The 'Irish Unity and Equality' theme will mark both the 90th anniversary of the 1916 Rising and the 25th anniversary of the 1981 Hunger Strikes respectively and Party Leader Gerry Adams will make his keynote speech on Saturday at 5pm.

I thought I would outline some of the things I would like to see from Sinn Féin's Ard Fheis as well as some of the things I would like to see avoided altogether:

What I would like to see...

- I would like to see Sinn Féin reaffirm their commitment to a United Ireland as the division of the national territory remains the biggest problem facing Irish society today.

- I would like to see Sinn Féin take the Irish Republic's parties to task over their diabolical attitude towards Irish people north of the border. I hope the issue of northern representation in the Dáil is raised as well as the issue of voting rights for people in the North who want to vote in Irish Presidential elections.

- I would like to see Sinn Féin criticise the DUP's rejectionist stance and I would like to see them call on the two governments to prepare for progress, as well as to reaffirm their commitment to the Good Friday Agreement.
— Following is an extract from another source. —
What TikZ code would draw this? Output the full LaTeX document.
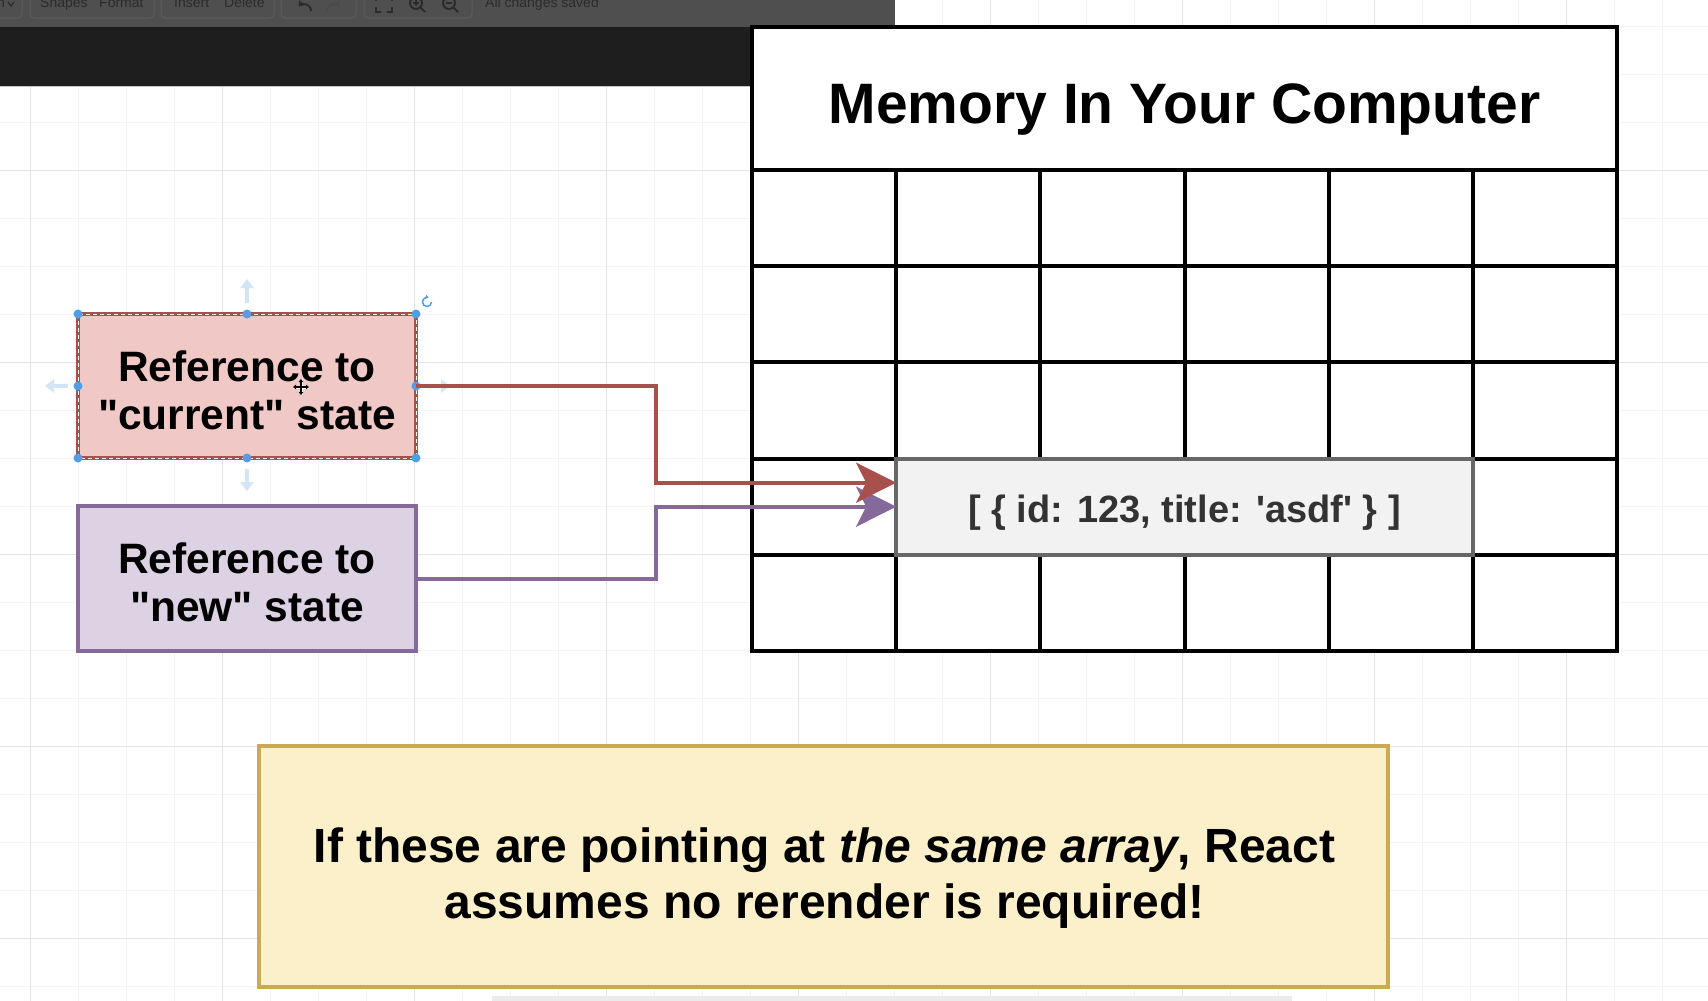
\documentclass[tikz,border=0pt]{standalone}
\usepackage{fontspec}
\setmainfont{Liberation Sans}
\usetikzlibrary{arrows.meta,calc}
\definecolor{tbgray}{HTML}{4F4F4F}
\definecolor{tbtext}{HTML}{2B2B2B}
\definecolor{tbline}{HTML}{5C5C5C}
\definecolor{band}{HTML}{1E1E1E}
\definecolor{gridmaj}{HTML}{E3E3E3}
\definecolor{gridmin}{HTML}{F3F3F3}
\definecolor{redfill}{HTML}{F0C8C5}
\definecolor{redline}{HTML}{A8514C}
\definecolor{purfill}{HTML}{DDD1E4}
\definecolor{purline}{HTML}{84699A}
\definecolor{yelfill}{HTML}{FBF0CA}
\definecolor{yelline}{HTML}{C9AB57}
\definecolor{cellfill}{HTML}{F2F2F2}
\definecolor{cellline}{HTML}{676767}
\definecolor{celltext}{HTML}{333333}
\definecolor{handle}{HTML}{4F9EE6}
\definecolor{hint}{HTML}{D2E5F6}
\definecolor{scrollc}{HTML}{EBEBEB}
\begin{document}
\begin{tikzpicture}[x=1pt,y=-1pt,
  membox/.style={draw=black, fill=white, line width=4pt, minimum width=865pt, minimum height=624pt, inner sep=0pt, outer sep=0pt},
  memline/.style={draw=black, line width=4pt},
  arrcell/.style={draw=cellline, fill=cellfill, line width=4pt, minimum width=576.7pt, minimum height=96.2pt, inner sep=0pt, outer sep=0pt},
  arrtxt/.style={text=celltext, inner sep=0pt, font=\fontsize{38}{46}\selectfont\bfseries},
  titletxt/.style={text=black, inner sep=0pt, font=\fontsize{57}{68}\selectfont\bfseries},
  curbox/.style={draw=redline, fill=redfill, line width=4pt, minimum width=338pt, minimum height=144pt, inner sep=0pt, outer sep=0pt},
  newbox/.style={draw=purline, fill=purfill, line width=4pt, minimum width=338pt, minimum height=145pt, inner sep=0pt, outer sep=0pt},
  boxtxt/.style={text=black, inner sep=0pt, font=\fontsize{42.5}{48}\selectfont\bfseries},
  notebox/.style={draw=yelline, fill=yelfill, line width=4pt, minimum width=1129pt, minimum height=241pt, inner sep=0pt, outer sep=0pt},
  notetxt/.style={text=black, inner sep=0pt, font=\fontsize{48}{58}\selectfont\bfseries},
  redconn/.style={draw=redline, line width=4pt, -{Stealth[length=40pt,width=40pt,inset=10pt]}},
  purconn/.style={draw=purline, line width=4pt, -{Stealth[length=40pt,width=40pt,inset=10pt]}},
  hintarrow/.style={draw=hint, line width=4pt, -{Triangle[length=9pt,width=13pt]}},
  tbtxt/.style={text=tbtext, inner sep=0pt, font=\fontsize{14}{16}\selectfont},
  tbicon/.style={draw=tbtext, line width=2pt},
  tbbtn/.style={draw=tbline, line width=1pt, rounded corners=4pt}
]
\useasboundingbox (0,0) rectangle (1708,1001);
\fill[white] (0,0) rectangle (1708,1001);
% background grid
\foreach \i in {0,...,35} \draw[gridmin, line width=1pt] ({30.5+48*\i},0) -- ({30.5+48*\i},1001);
\foreach \j in {-3,...,17} \draw[gridmin, line width=1pt] (0,{170+48*\j}) -- (1708,{170+48*\j});
\foreach \i in {0,...,8} \draw[gridmaj, line width=1pt] ({30.5+192*\i},0) -- ({30.5+192*\i},1001);
\foreach \j in {0,...,4} \draw[gridmaj, line width=1pt] (0,{170+192*\j}) -- (1708,{170+192*\j});
% toolbar
\fill[tbgray] (0,0) rectangle (895,27);
\fill[band] (0,27) rectangle (752,86);
\draw[gray!45, line width=1pt] (0,86.5) -- (752,86.5);
\draw[tbbtn] (-10,-10) rectangle (22,18);
\draw[tbbtn] (30,-10) rectangle (154,18);
\draw[tbbtn] (161,-10) rectangle (274,18);
\draw[tbbtn] (281,-10) rectangle (356,18);
\draw[tbbtn] (364,-10) rectangle (472,18);
\node[tbtxt, anchor=base west] (tbn) at (-3,8) {n};
\draw[tbicon, line width=1.2pt] (8,2) -- (11,6) -- (14,2);
\node[tbtxt, anchor=base west] (tbshapes) at (40,8) {Shapes};
\node[tbtxt, anchor=base west] (tbformat) at (99,8) {Format};
\node[tbtxt, anchor=base west] (tbinsert) at (174,8) {Insert};
\node[tbtxt, anchor=base west] (tbdelete) at (224,8) {Delete};
\node[tbtxt, anchor=base west] (tbsaved) at (485,8) {All changes saved};
\draw[tbicon, -{Triangle[length=5pt,width=7pt]}] (311,11) arc[start angle=0, end angle=-140, radius=7];
\draw[tbicon, draw=tbline!80!black, -{Triangle[length=5pt,width=7pt]}] (327,11) arc[start angle=180, end angle=320, radius=7];
\draw[tbicon] (376,7) -- (376,12) -- (381,12);
\draw[tbicon] (392,7) -- (392,12) -- (387,12);
\draw[tbicon] (376,1) -- (376,-3);
\draw[tbicon] (392,1) -- (392,-3);
\draw[tbicon] (416,3) circle[radius=6];
\draw[tbicon] (420.5,7.5) -- (425,12);
\draw[tbicon, line width=1.4pt] (413,3) -- (419,3) (416,0) -- (416,6);
\draw[tbicon] (449,3) circle[radius=6];
\draw[tbicon] (453.5,7.5) -- (458,12);
\draw[tbicon, line width=1.4pt] (446,3) -- (452,3);
% memory box
\node[membox] (mem) at (1184.5,339) {};
\node[titletxt, anchor=base] (title) at (1184.5,123) {Memory In Your Computer};
\foreach \r in {0,...,4} \draw[memline] (752,{170+96.2*\r}) -- (1617,{170+96.2*\r});
\foreach \c in {1,...,5} \draw[memline] ({752+144.17*\c},170) -- ({752+144.17*\c},651);
\node[arrcell] (arr) at (1184.5,506.7) {};
\node[arrtxt, anchor=base] (arrt) at (1184.5,522) {[ \{ id: 123, title: \textquotesingle asdf\textquotesingle\ \} ]};
% reference boxes
\node[curbox] (cur) at (247,386) {};
\node[boxtxt, anchor=base] (curl1) at (247,381) {Reference to};
\node[boxtxt, anchor=base] (curl2) at (247,429) {\textquotedbl current\textquotedbl\ state};
\node[newbox] (new) at (247,578.5) {};
\node[boxtxt, anchor=base] (newl1) at (247,573.5) {Reference to};
\node[boxtxt, anchor=base] (newl2) at (247,621.5) {\textquotedbl new\textquotedbl\ state};
% selection decorations
\draw[white, line width=1pt, dash pattern=on 4pt off 3pt] (cur.north west) rectangle (cur.south east);
\draw[hintarrow] ([yshift=11pt]cur.north) -- ([yshift=35pt]cur.north);
\draw[hintarrow] ([yshift=-11pt]cur.south) -- ([yshift=-33pt]cur.south);
\draw[hintarrow] ([xshift=-10pt]cur.west) -- ([xshift=-33pt]cur.west);
\draw[hintarrow] ([xshift=12pt]cur.east) -- ([xshift=34pt]cur.east);
\foreach \a in {north west, north, north east, east, south east, south, south west, west}
  \fill[handle] (cur.\a) circle[radius=4.5];
\coordinate (rot) at ([xshift=11pt,yshift=12pt]cur.north east);
\draw[handle, line width=1.5pt, -{Triangle[length=3pt,width=4pt]}] ($(rot)+(4.5,0)$) arc[start angle=0, end angle=290, radius=4.5];
% move cursor
\coordinate (mv) at (301,387);
\draw[white, line width=3pt] ($(mv)+(-8,0)$) -- ($(mv)+(8,0)$) ($(mv)+(0,-8)$) -- ($(mv)+(0,8)$);
\draw[black, line width=1.1pt, {Triangle[length=3pt,width=4.5pt]}-{Triangle[length=3pt,width=4.5pt]}] ($(mv)+(-8,0)$) -- ($(mv)+(8,0)$);
\draw[black, line width=1.1pt, {Triangle[length=3pt,width=4.5pt]}-{Triangle[length=3pt,width=4.5pt]}] ($(mv)+(0,-8)$) -- ($(mv)+(0,8)$);
% connectors
\draw[purconn] (new.east) -- ++(240,0) |- (arr.west);
\draw[redconn] (cur.east) -- ++(240,0) |- ([yshift=24pt]arr.west);
% note
\node[notebox] (note) at (823.5,866.5) {};
\node[notetxt, anchor=base] (notel1) at (824.5,862) {If these are pointing at \textit{the same array}, React};
\node[notetxt, anchor=base] (notel2) at (824.5,918) {assumes no rerender is required!};
% scrollbar
\fill[scrollc] (492,996) rectangle (1292,1001);
\end{tikzpicture}
\end{document}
What I want to see avoided...

- I would like to see petty archaic insults avoided. I see Caoimhghin O Caolain has already described Justice Minister Michael McDowell as a "bombast bore" and said he should take his rightful place in the House of Lords as "Lord McDowell of West Britain". This is very disappointing. OK the 'bore' comment isn't that bad but the 'West Brit' term is moronic and only serves to damage the cause of Irish Unity seeing as many people in the island regard themselves as British. I hope the 'Free Stater' term will be avoided too this weekend, particularly since they are in the Irish state for their conference!

- I would like to see them avoid criticising the SDLP too harshly. I expect there to be some tough comments made in the SDLP's direction but nationalists have a bigger problem to face right now in the shape of Ian Paisley, and nationalists should unite together to deal with this bully rather than fight amongst one another. I was very impressed with how Sinn Féin welcomed the SDLP's recent North-South proposals and I'd like to see Gerry Adams reiterate that. As I've said before, when it comes to all-Ireland policies, there are no bad ideas.

- Most of all, I would like to see Sinn Féin avoid glorifying terrorism and criminality. They have a real chance to make progress in the south but I think there's a good chance they will draw negative attention towards themselves due to some silly motion. The Belfast Telegraph reports that:

"Sinn Fein's grassroots will be sending their best wishes to the Colombia Three and the killers of Detective Garda Jerry McCabe at their Ard Fheis tomorrow"

and that:

"There are a number of motions supporting "political prisoners", calling for the release of the Castlerea 5, convicted of the killing of Detective Garda McCabe."

I would be disgusted at this. If they offer support to those Garda-murdering criminals then they will be widely condemned by the Irish people and rightly so.

I truly hope that Sinn Féin's Ard Fheis proves beneficial for Irish nationalism. Ultimately Sinn Féin want what I do, even though I feel a very different route should be taken to get to the promised land of a 32 county nation-state.

Let's all pray that this weekend's Sinn Féin Ard Fheis won't make an already tough route that little bit more difficult to traverse.